前几年白沙路改造,巷子靠白沙路的一头,已大变模样。从书院路这端走进小巷,倒还是原来的模样,几棵老树依然枝繁叶茂,纵横交错的电线犹如蜘蛛网悬在空中,几张破旧的篷布搭在顶上遮阳避雨,一如以住的杂乱,却有种亲切的感觉,思绪慢慢回到从前……
一开始,这条小巷只是我们每天早出晚归的必经之路,并不曾留意巷子里的人。有了女儿之后,每次经过小巷,一些叔叔阿姨总是热情地逗一逗女儿,才渐渐有了些交集。
临近书院路有一小段,巷子的一面是烟灰色的围墙。一个卖米粉的摊位,露天摆在巷子靠墙的一边,每天清早都能看到一位微胖的中年女人忙碌的身影。胖婶嗓门大,很远就能听到她高声地说话和爽朗的笑声。很平常的米粉,码子的选择并不多,但来吃的人倒不少。炉灶上煮着干净的碗筷,热着炖好的高汤,铁皮炉灶里煨着不同的码子,熊熊的柴火灶上放着一口大铁锅。胖婶站在炉火边笑容满面地招呼,手脚麻利地做碗、挑粉,偶尔还要细心地嘱咐:“莫烫哒!” 对面是自家一套两进深的小平房,临街的一间十来平方米,放了四张小方桌,另有两张小桌挨着门口摆在屋外。
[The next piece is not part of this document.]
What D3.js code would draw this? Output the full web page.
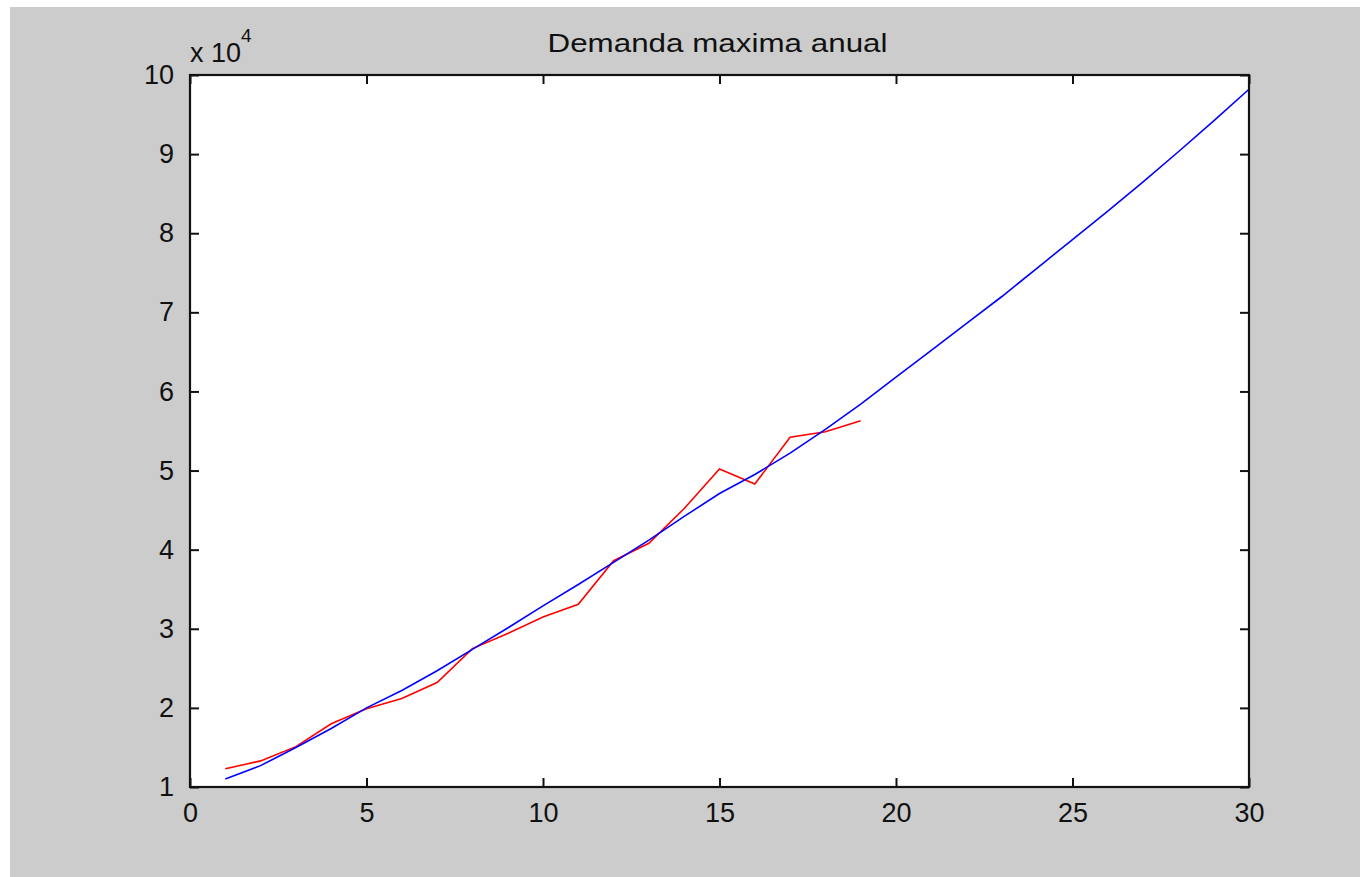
<!DOCTYPE html>
<html>
  <head>
    <meta charset="utf-8">
    <title>Demanda maxima anual</title>
    <script src="https://d3js.org/d3.v7.min.js"></script>
    <style>
      body { margin: 0; background: #ffffff; }
      text { font-family: "Liberation Sans", Arial, sans-serif; fill: #111; }
    </style>
  </head>
  <body>
    <div id="vis"></div>
    <script>
        const width = 1360;
        const height = 877;

        // measured demand, x 10^4 (years 1..19)
        const yearsReal = d3.range(1, 20);
        const demandReal = [1.23, 1.33, 1.51, 1.80, 1.99, 2.12, 2.32, 2.75, 2.94, 3.15,
                            3.31, 3.86, 4.08, 4.52, 5.02, 4.83, 5.42, 5.49, 5.63];

        // fitted curve, x 10^4 (years 1..30)
        const yearsFit = d3.range(1, 31);
        const demandFit = [1.10, 1.27, 1.50, 1.74, 2.00, 2.22, 2.47, 2.74, 3.01, 3.29,
                           3.56, 3.84, 4.12, 4.42, 4.71, 4.95, 5.22, 5.52, 5.84, 6.18,
                           6.52, 6.86, 7.20, 7.56, 7.92, 8.28, 8.65, 9.03, 9.42, 9.82];

        const xTicks = [0, 5, 10, 15, 20, 25, 30];
        const yTicks = [1, 2, 3, 4, 5, 6, 7, 8, 9, 10];

        const plot = {left: 190, right: 1249, top: 75, bottom: 787};

        const svg = d3.select("#vis")
                      .append("svg")
                      .attr("width", width)
                      .attr("height", height);

        // figure background
        svg.append("rect")
           .attr("x", 10).attr("y", 7)
           .attr("width", width - 10).attr("height", height - 7)
           .attr("fill", "#cccccc");

        const x = d3.scaleLinear().domain([0, 30]).range([plot.left, plot.right]);
        const y = d3.scaleLinear().domain([1, 10]).range([plot.bottom, plot.top]);

        // axes area
        svg.append("rect")
           .attr("x", plot.left).attr("y", plot.top)
           .attr("width", plot.right - plot.left)
           .attr("height", plot.bottom - plot.top)
           .attr("fill", "#ffffff");

        const clip = svg.append("clipPath").attr("id", "clip")
           .append("rect")
           .attr("x", plot.left).attr("y", plot.top)
           .attr("width", plot.right - plot.left)
           .attr("height", plot.bottom - plot.top);

        const line = d3.line()
                       .x(d => x(d[0]))
                       .y(d => y(d[1]));

        const g = svg.append("g").attr("clip-path", "url(#clip)");

        g.append("path")
         .datum(yearsReal.map((t, i) => [t, demandReal[i]]))
         .attr("d", line)
         .attr("fill", "none")
         .attr("stroke", "#ff0000")
         .attr("stroke-width", 1.6);

        g.append("path")
         .datum(yearsFit.map((t, i) => [t, demandFit[i]]))
         .attr("d", line)
         .attr("fill", "none")
         .attr("stroke", "#0000ff")
         .attr("stroke-width", 1.6);

        // axes with inward ticks on all four sides
        const tickLen = 9;
        const axisStyle = function(sel) {
          sel.select(".domain").remove();
          sel.selectAll(".tick line").attr("stroke", "#111").attr("stroke-width", 2);
          sel.selectAll(".tick text").attr("font-size", 27).attr("fill", "#111")
             .style("font-family", "'Liberation Sans', Arial, sans-serif");
        };

        svg.append("g")
           .attr("transform", `translate(0,${plot.bottom})`)
           .call(d3.axisBottom(x).tickValues(xTicks).tickSize(-tickLen).tickPadding(16).tickFormat(d3.format("d")))
           .call(axisStyle);

        svg.append("g")
           .attr("transform", `translate(0,${plot.top})`)
           .call(d3.axisTop(x).tickValues(xTicks).tickSize(-tickLen).tickFormat(""))
           .call(axisStyle);

        svg.append("g")
           .attr("transform", `translate(${plot.left},0)`)
           .call(d3.axisLeft(y).tickValues(yTicks).tickSize(-tickLen).tickPadding(16).tickFormat(d3.format("d")))
           .call(axisStyle);

        svg.append("g")
           .attr("transform", `translate(${plot.right},0)`)
           .call(d3.axisRight(y).tickValues(yTicks).tickSize(-tickLen).tickFormat(""))
           .call(axisStyle);

        // box
        svg.append("rect")
           .attr("x", plot.left).attr("y", plot.top)
           .attr("width", plot.right - plot.left)
           .attr("height", plot.bottom - plot.top)
           .attr("fill", "none")
           .attr("stroke", "#111")
           .attr("stroke-width", 2.2);

        // title
        svg.append("text")
           .attr("x", (plot.left + plot.right) / 2 - 2)
           .attr("y", 52)
           .attr("text-anchor", "middle")
           .attr("font-size", 26)
           .attr("textLength", 340)
           .attr("lengthAdjust", "spacingAndGlyphs")
           .text("Demanda maxima anual");

        // exponent label
        const expo = svg.append("text")
           .attr("x", plot.left)
           .attr("y", 62)
           .attr("font-size", 27);
        expo.append("tspan").text("x 10");
        expo.append("tspan").attr("dy", -20).attr("font-size", 19).text("4");
    </script>
  </body>
</html>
胖婶的男人则作为帮手,做些收拾碗筷之类的活。大声地寒暄、无拘无束地大笑,早晨的小巷充满着生机。而胖婶,忙到将近中午,才能熄灭炉火。一天到晚,每次见到她的时候,都是笑呵呵的,从未听到她抱怨过。
米粉摊的隔壁住着另一对夫妻,女的做些熨衣、改裤边之类的裁缝活,男的腿脚有些不方便,每天在小巷口守着小小的烟摊,卖些烟、槟榔之类的小零碎。不管是有生意还是没生意,夫妻俩每天神色安然地过着小日子。
每次从小巷经过,看着他们忙碌的身影和安然的神情,心情也会被感染。于是即便自己有不如意之处,也会很快释然了。
后来,我们搬到大椿桥巷不远的一个新小区,偶尔也会从这个小巷路过,不知为何,却有些怕见到这个小巷的熟人。
一切似乎还是老样子,只是巷子有些冷清,米粉摊位依然还在老地方,但没有看到那张熟悉的面孔。摊位后面张罗的是一位带着拘谨微笑的高高瘦瘦的女人。
脑海里浮现出那张胖胖的笑脸,巷子里似乎还回响着那爽朗的笑声,胖婶一家是否已搬离了这个地方,她的生活是否发生了变化,我没有打听,亦无从得之。
“在这里吃不?”先生轻声问道。
我犹豫了一下,还是选择了离开,也许是担心破坏记忆里的味道吧。